Ramping up for my summer Lit and Film class I’ve been doing a case study of the adaptation of Wayward Pines from the novel to the small screen. Wayward Pines is an important novel in the way that Hugh Howey’s Dust is important. It is written by an independent author and published without the help of the big book companies. The book’s author, Blake Crouch, is presently #6 on Amazon’s top 100 where he remains one of the handful in the top 20 not writing about billionaire bad boys, vampires, or some combination of the two. Crouch approached the book with a vision and sold that vision to Fox. What did they do with it? Well, lets find out.

Authenticity is an important aspect of that translation (adaptation) from book to film. I am the type of person who believes the film ought to be authentic to the text. I define authenticity as carrying forward the literary position (deeper point) of the text and remaining loyal to the general plot. For example, if Game of Thrones the TV show decided that they were going to eliminate whole characters from the chorus–perhaps narrowing the Stark siblings to only two for the purpose of telling a narrative they have the time to tell or the most important (as they see it) aspects of the narrative.

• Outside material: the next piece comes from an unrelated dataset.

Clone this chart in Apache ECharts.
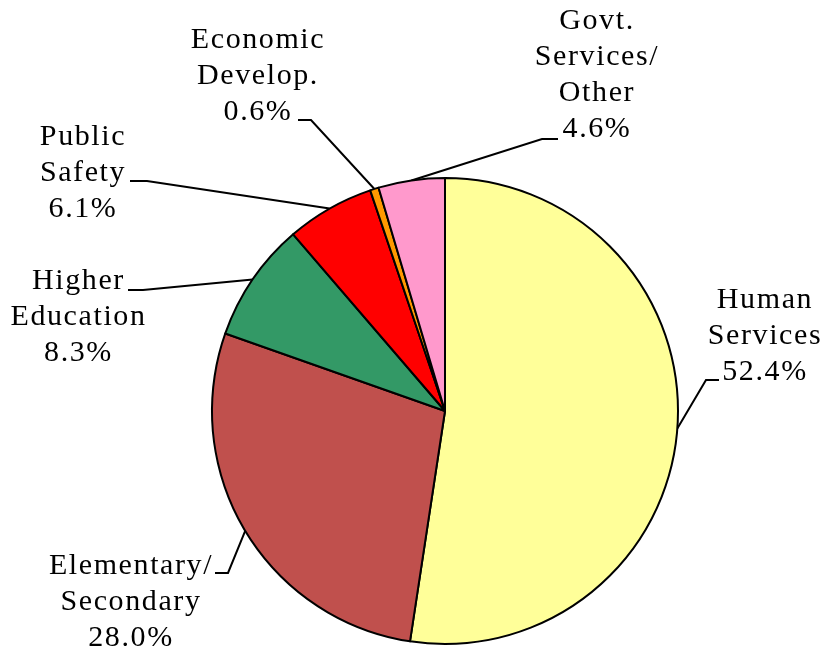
<!DOCTYPE html>
<html><head><meta charset="utf-8">
<script src="https://cdn.jsdelivr.net/npm/echarts@6/dist/echarts.min.js"></script>
<style>
html,body{margin:0;padding:0;background:#fff;}
#chart{width:821px;height:652px;}
</style></head><body><div id="chart"></div>
<script>
// Reference text is set with slightly wide tracking: apply letter spacing to canvas text.
(function () {
  const proto = CanvasRenderingContext2D.prototype;
  const d = Object.getOwnPropertyDescriptor(proto, 'font');
  if (d && 'letterSpacing' in proto) {
    Object.defineProperty(proto, 'font', {
      configurable: true,
      get: function () { return d.get.call(this); },
      set: function (v) { d.set.call(this, v); this.letterSpacing = '1.6px'; }
    });
  }
})();

const categories = ['Human\nServices', 'Elementary/\nSecondary', 'Higher\nEducation', 'Public\nSafety', 'Economic\nDevelop.', 'Govt.\nServices/\nOther'];
const shares = [52.4, 28.0, 8.3, 6.1, 0.6, 4.6];
const colors = ['#FFFF99', '#C0504D', '#339966', '#FF0000', '#FF9900', '#FF99CC'];
// label placement (layout only): [centerX, centerY, bendX, bendY, endX, endY]
const labelSpots = [
  [765, 336.5, 706, 380, 719, 380],
  [131, 602, 228, 573, 215, 573],
  [78.5, 317, 143, 290, 128, 290],
  [83, 173, 147, 181, 130, 181],
  [258, 76, 311, 120, 298, 120],
  [597, 75, 542, 139, 558, 139]
];

const chart = echarts.init(document.getElementById('chart'));
const data = categories.map((n, i) => ({name: n, value: shares[i], itemStyle: {color: colors[i]}}));
const CX = 445, CY = 411, R = 233;
chart.setOption({
  animation: false,
  backgroundColor: '#fff',
  series: [{
    type: 'pie',
    center: [CX, CY],
    radius: R,
    startAngle: 90,
    clockwise: true,
    avoidLabelOverlap: false,
    data: data,
    itemStyle: {borderColor: '#000', borderWidth: 2},
    emphasis: {disabled: true},
    label: {
      show: true,
      position: 'outer',
      formatter: p => p.name + '\n' + p.value.toFixed(1) + '%',
      fontFamily: 'Liberation Serif',
      fontSize: 30,
      lineHeight: 36,
      color: '#000',
      align: 'center'
    },
    labelLine: {show: true, length: 20, length2: 10, smooth: false, lineStyle: {color: '#000', width: 2}},
    labelLayout: function (params) {
      const s = labelSpots[params.dataIndex];
      let p0 = params.labelLinePoints && params.labelLinePoints[0];
      if (!p0) {
        let before = 0;
        for (let k = 0; k < params.dataIndex; k++) before += shares[k];
        const a = (before + shares[params.dataIndex] / 2) / 100 * 2 * Math.PI;
        p0 = [CX + R * Math.sin(a), CY - R * Math.cos(a)];
      }
      return {
        x: s[0], y: s[1], align: 'center', verticalAlign: 'middle',
        labelLinePoints: [p0, [s[2], s[3]], [s[4], s[5]]]
      };
    }
  }]
});
</script></body></html>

Wayward Pines is literature in the sense of a piece of work tackling larger ideas through a character-driven narrative. My fear of the adaptation is that the sense of the larger ideas is lost in the visual pursuit of suspense-building and misdirection. On the one hand the larger meaning of the town of Wayward Pines is made obvious through quick visuals that give away far more than the novel does at that point in the story. In other words, the book deals with some real issues and the show trades in that conversation for suspense and moments of heightened drama.

The story isn’t over. I’ll continue following along and wondering if the effort is worth the time…

Some Thoughts:

  1. Whats crazy is that I thought today was friday and thought I’d somehow missed a night of posting… Not going into the office everyday makes me lose touch with reality quite fast.
  2. In 1841 the slaves who freed the Amistad were themselves freed, despite calls for their extradition to spanish authorities. It is an important step towards civil rights, especially considering that the slaves were defended by none other than John Quincy Adams.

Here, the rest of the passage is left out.